What is an Integrated Circuit (IC)?

Instructor: Babita Kuruvilla

Babita has an electrical engineering degree and has taught engineering students and college students preparing for medical and dental college admissions tests.

In this lesson, we will learn about integrated circuits (ICs) and explore their origin, types, and benefits. We will also look at different ways that they are packaged.

Apollo, Meet Smartphones!

You might've heard that smartphones that we use today have more computing power than the Apollo space vehicle that landed on the moon. You also might have heard about Moore's Law. Back in 1965, Intel's co-founder Gordon Moore famously predicted that computing power would advance at an exponential rate.

It's mind-boggling to hear that technology keeps advancing at such a fast pace. So, how did it happen? What changed in the past few decades that allowed us to advance so quickly in technology?

Integrated Circuits

When scientists first started building computers, they used something called vacuum tubes to direct the flow of current in one direction.

Vacuum tubes used on ENIAC
Vacuum tubes

One of the first computers called ENIAC used around 19,000 vacuum tubes. If one of those vacuum tubes broke down, the engineers had to go through each and every one to find the broken tube. Think how long that took!

Scientists knew that they needed a better method to build circuits; for that, they needed smaller circuit parts like transistors, diodes, and resistors that could fit on a small circuit board.

So, that's how we got the integrated circuits (ICs) - a collection of electronic components that are interconnected and embedded onto or within semiconductor blocks like Silicon. What's neat is that the connections between them are etched using ultraviolet light, through a process called photolithography.

Integrated circuit on a microchip
Integrated circuit on a microchip

Today, we use these IC chips in the circuits of computers, cameras, watches, automobiles, aircraft, robots, space vehicles, communication, and switching networks, to name a few.

Advantages

IC chips speeded up the pace at which the electronics industry took off, and now we find them in most of the convenience appliances and tools that we use daily. That's because there are many advantages to using integrated chips in designs.

Miniaturization of Circuits

Once we had smaller circuit components, we could make smaller circuits for devices like the smartphone. Some of the newest integrated circuits have several million components within a space of 1cm2. Imagine several million teeny little components all connected and packed together on one block!

An average chip is only one-tenth of an inch long, so you could fit more of these chips on a circuit board and improve the processing capability of the device.

Solution to Interconnection Problems

Connecting the different components is a big problem with conventional circuits. There are many joints that need to be soldered together and troubleshooting a broken link takes time. The IC avoids that problem by giving us an already interconnected circuit on a ready-to-use chip.

Fast Response

Because the electronic components are very close together on the chip, there is little loss due to resistance of the wiring. This means quicker connections and that we could build high-speed computers.

Better Performance

In discrete-component circuit, the electronic components are spread over a large space and so could be exposed to different ambient temperatures. A variation in temperature affects the consistency in performance of the circuit.

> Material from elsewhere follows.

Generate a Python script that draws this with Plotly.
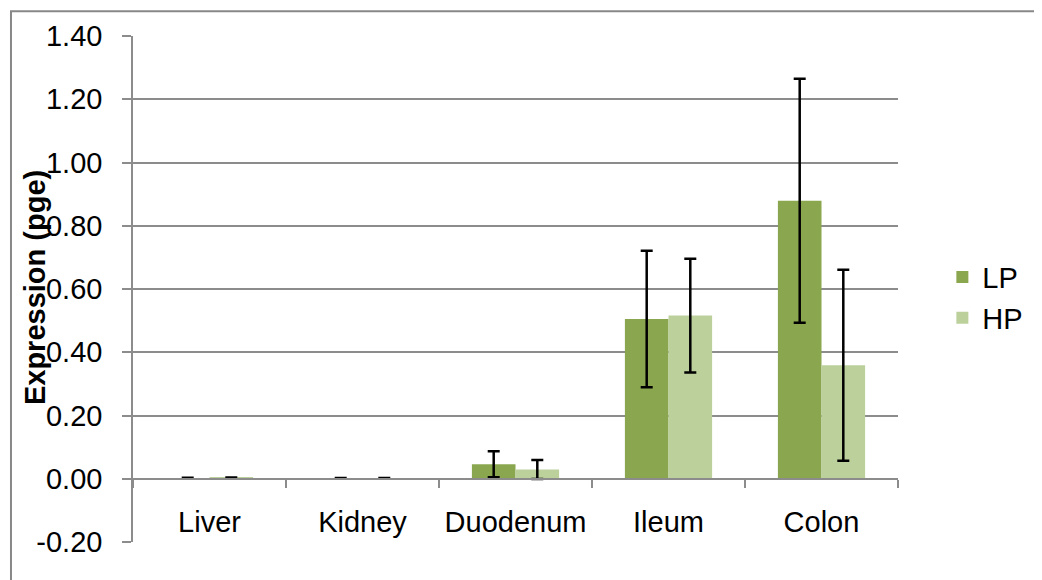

On an integrated circuit chip, since millions of components are all packed into a small space, they all experience the same environment. This means that all components are exposed to the same ambient temperature, and their performance is not compromised.

Inexpensive

We find integrated circuits in almost all electronic devices. As the demand for these chips went up, their price dropped dramatically.

Types

Based on function, the complexity and the number of components on a chip changes. We can classify integrated circuits into four main categories:

  • Small-scale integration (SSI) have 20 or fewer components on the chip.
  • Medium-scale integration (MSI) are slightly more complex and typically have around 100 components.
  • Large-scale integration (LSI) are used to compute complex functions, like in a calculator, and have 100-1000 components.
  • Very large-scale integration (VLSI) are the latest computer chips that have millions of components.